#### The input
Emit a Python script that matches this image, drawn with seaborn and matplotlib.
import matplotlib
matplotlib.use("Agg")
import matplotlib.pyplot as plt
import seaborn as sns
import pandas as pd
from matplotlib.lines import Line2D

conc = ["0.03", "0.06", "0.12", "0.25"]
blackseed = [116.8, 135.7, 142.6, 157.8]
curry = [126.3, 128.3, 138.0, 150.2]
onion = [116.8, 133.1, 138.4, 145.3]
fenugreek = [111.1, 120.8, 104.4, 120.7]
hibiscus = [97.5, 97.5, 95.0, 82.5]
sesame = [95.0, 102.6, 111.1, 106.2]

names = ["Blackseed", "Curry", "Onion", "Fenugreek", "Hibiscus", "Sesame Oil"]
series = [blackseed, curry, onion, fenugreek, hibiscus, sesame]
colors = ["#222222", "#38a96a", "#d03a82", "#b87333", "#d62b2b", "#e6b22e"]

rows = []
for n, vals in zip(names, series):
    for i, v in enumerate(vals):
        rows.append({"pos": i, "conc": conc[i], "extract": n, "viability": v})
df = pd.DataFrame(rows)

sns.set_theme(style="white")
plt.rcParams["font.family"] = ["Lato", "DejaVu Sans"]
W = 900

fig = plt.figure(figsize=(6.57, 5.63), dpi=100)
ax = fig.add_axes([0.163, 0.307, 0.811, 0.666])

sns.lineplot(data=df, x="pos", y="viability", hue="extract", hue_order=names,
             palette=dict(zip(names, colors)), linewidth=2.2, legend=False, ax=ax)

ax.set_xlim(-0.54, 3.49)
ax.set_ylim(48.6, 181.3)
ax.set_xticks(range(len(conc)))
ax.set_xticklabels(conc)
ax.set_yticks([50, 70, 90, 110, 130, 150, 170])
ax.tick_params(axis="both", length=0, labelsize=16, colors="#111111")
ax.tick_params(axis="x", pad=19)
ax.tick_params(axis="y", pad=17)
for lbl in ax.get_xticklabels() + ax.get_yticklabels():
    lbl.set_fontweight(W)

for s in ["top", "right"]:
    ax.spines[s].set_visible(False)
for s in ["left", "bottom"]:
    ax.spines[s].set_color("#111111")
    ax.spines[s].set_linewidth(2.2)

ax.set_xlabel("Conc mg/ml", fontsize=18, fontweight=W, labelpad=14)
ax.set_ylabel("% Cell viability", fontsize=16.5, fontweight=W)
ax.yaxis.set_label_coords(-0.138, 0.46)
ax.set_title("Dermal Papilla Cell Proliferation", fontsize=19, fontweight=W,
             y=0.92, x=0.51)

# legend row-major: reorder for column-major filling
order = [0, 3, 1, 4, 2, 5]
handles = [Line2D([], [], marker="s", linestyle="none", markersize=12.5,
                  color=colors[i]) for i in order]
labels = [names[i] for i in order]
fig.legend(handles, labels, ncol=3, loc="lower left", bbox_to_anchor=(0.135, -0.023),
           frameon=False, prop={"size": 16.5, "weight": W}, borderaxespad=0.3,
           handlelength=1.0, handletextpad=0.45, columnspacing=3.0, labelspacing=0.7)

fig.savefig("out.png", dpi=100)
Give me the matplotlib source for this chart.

...

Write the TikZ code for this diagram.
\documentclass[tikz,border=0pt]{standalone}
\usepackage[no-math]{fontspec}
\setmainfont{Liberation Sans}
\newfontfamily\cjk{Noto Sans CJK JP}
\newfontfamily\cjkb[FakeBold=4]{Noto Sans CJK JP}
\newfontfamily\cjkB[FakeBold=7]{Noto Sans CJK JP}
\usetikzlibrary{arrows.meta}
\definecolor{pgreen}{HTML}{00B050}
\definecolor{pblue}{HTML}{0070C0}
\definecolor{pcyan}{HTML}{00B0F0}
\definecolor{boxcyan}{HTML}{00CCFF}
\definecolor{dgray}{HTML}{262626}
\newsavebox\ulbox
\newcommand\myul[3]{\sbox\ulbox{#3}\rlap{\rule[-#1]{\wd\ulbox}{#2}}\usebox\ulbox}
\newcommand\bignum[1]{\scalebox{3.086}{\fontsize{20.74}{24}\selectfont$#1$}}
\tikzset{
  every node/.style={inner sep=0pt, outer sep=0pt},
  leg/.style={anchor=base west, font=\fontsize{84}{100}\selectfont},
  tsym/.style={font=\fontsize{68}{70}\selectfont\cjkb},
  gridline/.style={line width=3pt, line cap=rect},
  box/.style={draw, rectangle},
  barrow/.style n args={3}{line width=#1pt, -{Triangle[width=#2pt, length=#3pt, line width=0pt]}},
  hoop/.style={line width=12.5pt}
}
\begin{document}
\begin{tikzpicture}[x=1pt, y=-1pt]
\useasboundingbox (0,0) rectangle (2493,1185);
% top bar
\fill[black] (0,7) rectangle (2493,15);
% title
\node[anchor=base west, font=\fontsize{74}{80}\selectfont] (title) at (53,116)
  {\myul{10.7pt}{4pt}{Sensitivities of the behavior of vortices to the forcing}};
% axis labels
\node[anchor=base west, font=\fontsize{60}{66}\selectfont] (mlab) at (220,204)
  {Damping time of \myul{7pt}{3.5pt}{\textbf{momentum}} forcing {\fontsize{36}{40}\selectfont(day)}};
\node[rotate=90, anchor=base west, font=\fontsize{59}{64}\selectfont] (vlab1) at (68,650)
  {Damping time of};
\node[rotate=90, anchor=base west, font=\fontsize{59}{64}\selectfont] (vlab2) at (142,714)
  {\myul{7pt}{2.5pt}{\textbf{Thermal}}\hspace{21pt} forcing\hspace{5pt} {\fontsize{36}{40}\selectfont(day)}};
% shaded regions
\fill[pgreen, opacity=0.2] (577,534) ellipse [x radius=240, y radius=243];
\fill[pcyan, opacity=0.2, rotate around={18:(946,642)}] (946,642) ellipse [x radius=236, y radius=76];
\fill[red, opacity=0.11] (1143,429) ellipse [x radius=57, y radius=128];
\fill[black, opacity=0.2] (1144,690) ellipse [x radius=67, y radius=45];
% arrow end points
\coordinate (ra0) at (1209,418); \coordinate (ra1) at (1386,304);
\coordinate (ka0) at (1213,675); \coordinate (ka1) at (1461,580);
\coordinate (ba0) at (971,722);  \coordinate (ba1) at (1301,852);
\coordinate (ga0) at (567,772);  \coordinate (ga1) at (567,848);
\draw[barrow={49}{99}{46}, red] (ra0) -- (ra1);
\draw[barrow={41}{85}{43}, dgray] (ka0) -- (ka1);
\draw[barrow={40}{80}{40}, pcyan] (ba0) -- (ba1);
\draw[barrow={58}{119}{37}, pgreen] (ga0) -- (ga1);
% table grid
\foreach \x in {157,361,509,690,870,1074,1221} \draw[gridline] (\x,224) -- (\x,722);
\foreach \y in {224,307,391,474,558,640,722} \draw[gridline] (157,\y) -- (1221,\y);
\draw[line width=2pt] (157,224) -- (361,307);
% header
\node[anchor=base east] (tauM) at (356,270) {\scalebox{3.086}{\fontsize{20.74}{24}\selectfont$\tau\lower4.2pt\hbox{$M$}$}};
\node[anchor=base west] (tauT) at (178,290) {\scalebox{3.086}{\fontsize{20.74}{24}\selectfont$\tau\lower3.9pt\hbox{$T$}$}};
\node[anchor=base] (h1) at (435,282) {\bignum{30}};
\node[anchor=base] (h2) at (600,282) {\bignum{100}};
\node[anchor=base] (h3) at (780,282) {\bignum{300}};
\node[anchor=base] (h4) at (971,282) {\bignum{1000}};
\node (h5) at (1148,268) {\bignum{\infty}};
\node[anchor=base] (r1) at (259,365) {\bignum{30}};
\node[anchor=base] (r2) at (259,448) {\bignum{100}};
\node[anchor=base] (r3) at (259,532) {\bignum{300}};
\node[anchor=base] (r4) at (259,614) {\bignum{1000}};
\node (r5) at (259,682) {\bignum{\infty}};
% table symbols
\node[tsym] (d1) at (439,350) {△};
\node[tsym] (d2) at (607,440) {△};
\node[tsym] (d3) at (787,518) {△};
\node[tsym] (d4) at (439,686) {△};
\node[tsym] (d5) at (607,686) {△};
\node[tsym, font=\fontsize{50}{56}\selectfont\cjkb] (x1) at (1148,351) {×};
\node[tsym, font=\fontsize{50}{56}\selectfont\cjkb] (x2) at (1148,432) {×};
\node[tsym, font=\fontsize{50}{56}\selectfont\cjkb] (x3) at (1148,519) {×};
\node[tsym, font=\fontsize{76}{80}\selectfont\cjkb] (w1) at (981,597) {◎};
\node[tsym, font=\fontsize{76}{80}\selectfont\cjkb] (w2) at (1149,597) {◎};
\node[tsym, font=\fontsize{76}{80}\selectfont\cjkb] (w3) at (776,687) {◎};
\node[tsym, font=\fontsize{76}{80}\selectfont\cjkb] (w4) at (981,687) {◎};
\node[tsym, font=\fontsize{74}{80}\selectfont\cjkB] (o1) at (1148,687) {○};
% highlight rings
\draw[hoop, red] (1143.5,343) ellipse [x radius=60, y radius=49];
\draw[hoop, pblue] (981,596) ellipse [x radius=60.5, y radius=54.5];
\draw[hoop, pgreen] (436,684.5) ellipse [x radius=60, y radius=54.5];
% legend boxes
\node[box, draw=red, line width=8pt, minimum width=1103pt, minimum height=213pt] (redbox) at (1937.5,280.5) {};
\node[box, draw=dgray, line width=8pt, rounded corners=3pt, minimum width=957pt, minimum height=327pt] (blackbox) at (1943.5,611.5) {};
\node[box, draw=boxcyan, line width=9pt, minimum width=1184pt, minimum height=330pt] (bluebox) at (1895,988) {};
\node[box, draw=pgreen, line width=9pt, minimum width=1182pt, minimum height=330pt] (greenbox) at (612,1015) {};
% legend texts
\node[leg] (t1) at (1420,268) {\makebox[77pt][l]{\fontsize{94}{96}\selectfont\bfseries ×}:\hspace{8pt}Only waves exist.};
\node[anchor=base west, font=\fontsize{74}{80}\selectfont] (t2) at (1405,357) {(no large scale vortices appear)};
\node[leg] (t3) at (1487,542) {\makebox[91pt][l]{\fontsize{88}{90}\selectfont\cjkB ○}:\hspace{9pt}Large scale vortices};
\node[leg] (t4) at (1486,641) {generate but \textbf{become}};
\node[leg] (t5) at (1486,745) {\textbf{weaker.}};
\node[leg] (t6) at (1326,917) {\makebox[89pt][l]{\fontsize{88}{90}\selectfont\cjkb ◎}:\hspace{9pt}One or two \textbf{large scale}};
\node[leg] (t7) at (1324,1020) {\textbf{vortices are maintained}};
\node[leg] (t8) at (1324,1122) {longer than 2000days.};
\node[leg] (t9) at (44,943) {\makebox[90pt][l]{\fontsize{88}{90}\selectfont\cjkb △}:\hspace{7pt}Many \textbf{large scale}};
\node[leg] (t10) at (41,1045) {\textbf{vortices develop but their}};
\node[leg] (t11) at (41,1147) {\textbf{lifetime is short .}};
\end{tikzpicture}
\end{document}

==

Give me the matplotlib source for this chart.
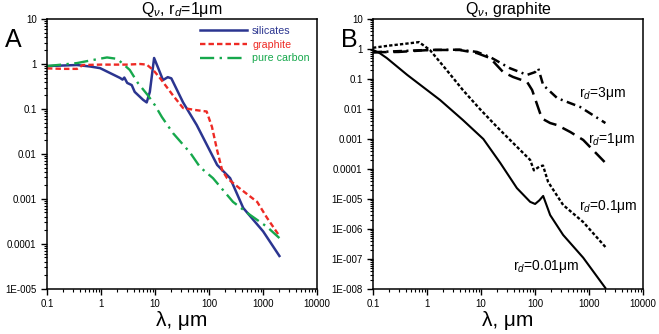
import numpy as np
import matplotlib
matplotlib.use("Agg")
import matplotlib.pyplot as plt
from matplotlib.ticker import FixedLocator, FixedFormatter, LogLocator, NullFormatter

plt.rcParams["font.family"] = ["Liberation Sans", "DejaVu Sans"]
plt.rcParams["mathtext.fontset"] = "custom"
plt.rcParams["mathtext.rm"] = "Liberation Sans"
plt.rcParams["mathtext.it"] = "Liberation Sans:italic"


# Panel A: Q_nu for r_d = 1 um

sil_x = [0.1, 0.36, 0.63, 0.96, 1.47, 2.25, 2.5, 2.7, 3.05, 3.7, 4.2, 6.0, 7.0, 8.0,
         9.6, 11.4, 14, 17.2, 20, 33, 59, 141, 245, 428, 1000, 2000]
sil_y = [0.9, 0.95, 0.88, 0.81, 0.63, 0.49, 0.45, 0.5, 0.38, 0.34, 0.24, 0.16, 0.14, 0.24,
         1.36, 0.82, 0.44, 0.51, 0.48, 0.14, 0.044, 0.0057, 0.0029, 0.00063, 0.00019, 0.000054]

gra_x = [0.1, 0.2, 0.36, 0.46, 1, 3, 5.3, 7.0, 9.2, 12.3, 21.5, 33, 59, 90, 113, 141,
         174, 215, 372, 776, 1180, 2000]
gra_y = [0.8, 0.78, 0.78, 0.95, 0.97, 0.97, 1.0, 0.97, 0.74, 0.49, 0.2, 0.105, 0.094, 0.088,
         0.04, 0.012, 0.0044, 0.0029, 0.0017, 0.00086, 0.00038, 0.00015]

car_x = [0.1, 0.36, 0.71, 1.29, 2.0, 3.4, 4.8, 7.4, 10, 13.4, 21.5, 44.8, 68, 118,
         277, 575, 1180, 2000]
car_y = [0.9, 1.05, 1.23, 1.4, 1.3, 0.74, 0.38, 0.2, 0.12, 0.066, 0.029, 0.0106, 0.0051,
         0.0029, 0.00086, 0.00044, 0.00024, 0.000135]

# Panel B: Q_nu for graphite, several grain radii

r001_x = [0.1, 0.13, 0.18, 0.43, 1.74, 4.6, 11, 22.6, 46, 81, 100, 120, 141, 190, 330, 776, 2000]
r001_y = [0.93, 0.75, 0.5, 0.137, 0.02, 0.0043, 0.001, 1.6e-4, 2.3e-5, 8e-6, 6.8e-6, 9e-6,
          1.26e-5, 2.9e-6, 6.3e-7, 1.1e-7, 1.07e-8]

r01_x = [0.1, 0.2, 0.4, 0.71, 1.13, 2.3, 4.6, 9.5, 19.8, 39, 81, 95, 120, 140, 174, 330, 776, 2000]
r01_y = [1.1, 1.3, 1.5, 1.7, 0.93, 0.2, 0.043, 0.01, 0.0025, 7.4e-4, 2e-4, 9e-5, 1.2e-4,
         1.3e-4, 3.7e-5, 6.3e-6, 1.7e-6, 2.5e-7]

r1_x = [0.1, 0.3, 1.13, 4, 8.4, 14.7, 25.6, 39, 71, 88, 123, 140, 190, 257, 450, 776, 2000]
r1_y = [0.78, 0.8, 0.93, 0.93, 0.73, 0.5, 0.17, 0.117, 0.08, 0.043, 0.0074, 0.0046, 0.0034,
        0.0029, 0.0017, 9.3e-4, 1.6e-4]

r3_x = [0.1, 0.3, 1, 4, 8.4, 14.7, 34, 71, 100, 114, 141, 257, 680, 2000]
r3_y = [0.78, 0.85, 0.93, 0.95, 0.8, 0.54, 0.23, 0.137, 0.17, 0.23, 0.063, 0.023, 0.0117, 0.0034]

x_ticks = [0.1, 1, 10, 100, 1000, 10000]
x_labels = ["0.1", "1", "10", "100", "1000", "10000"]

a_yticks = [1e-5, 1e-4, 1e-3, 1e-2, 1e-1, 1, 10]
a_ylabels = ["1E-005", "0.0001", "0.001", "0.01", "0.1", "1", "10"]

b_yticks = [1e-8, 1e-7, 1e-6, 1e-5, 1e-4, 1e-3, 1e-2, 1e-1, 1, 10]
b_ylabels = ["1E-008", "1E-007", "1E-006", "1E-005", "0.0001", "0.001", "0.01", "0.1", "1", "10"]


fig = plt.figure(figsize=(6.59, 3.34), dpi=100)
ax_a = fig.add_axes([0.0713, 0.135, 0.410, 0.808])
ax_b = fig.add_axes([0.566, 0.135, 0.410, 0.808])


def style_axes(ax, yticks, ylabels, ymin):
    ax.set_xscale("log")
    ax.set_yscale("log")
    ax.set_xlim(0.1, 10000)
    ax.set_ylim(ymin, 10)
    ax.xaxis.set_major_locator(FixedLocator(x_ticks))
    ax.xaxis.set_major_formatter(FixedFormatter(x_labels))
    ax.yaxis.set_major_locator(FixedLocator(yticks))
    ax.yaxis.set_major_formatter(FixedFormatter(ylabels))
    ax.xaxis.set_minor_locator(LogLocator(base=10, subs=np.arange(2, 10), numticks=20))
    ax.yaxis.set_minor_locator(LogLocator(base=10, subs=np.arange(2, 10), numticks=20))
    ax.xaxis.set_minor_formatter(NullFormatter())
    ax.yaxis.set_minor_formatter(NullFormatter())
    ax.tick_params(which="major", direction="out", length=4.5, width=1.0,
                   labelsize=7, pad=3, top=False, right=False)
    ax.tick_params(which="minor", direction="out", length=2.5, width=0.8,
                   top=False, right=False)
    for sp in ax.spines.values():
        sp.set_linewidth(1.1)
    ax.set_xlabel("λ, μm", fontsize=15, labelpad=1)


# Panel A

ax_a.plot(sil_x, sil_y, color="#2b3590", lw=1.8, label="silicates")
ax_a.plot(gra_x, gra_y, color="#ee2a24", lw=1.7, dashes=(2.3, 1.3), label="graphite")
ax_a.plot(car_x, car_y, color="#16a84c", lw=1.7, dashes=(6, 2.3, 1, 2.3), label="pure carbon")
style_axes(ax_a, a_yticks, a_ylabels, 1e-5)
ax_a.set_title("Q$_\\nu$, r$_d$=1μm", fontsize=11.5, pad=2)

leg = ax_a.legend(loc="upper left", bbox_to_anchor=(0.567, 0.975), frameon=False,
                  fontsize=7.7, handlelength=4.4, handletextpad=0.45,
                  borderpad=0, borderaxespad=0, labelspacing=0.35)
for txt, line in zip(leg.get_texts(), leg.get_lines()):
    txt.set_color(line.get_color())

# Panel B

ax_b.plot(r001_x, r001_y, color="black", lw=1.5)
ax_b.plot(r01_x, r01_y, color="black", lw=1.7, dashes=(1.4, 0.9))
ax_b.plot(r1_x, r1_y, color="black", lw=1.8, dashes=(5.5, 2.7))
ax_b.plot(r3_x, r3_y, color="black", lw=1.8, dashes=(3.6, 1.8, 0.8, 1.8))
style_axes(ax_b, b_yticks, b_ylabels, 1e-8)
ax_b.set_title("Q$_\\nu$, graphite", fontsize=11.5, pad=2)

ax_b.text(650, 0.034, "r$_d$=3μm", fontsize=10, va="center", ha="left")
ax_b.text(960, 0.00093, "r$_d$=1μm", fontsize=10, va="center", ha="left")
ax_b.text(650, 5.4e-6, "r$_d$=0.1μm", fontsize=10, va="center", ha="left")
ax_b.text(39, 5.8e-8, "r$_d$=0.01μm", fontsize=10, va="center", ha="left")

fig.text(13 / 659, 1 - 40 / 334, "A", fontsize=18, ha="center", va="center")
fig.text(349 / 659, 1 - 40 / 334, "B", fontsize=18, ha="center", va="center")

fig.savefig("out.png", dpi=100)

#### Required work
Output only the lines from the one containing "Emit a Python" through the one containing "sesame = [95.0, 102.6, 111.1, 106.2]", inclusive, exactly as written.

#### Exercise solution
Emit a Python script that matches this image, drawn with seaborn and matplotlib.
import matplotlib
matplotlib.use("Agg")
import matplotlib.pyplot as plt
import seaborn as sns
import pandas as pd
from matplotlib.lines import Line2D

conc = ["0.03", "0.06", "0.12", "0.25"]
blackseed = [116.8, 135.7, 142.6, 157.8]
curry = [126.3, 128.3, 138.0, 150.2]
onion = [116.8, 133.1, 138.4, 145.3]
fenugreek = [111.1, 120.8, 104.4, 120.7]
hibiscus = [97.5, 97.5, 95.0, 82.5]
sesame = [95.0, 102.6, 111.1, 106.2]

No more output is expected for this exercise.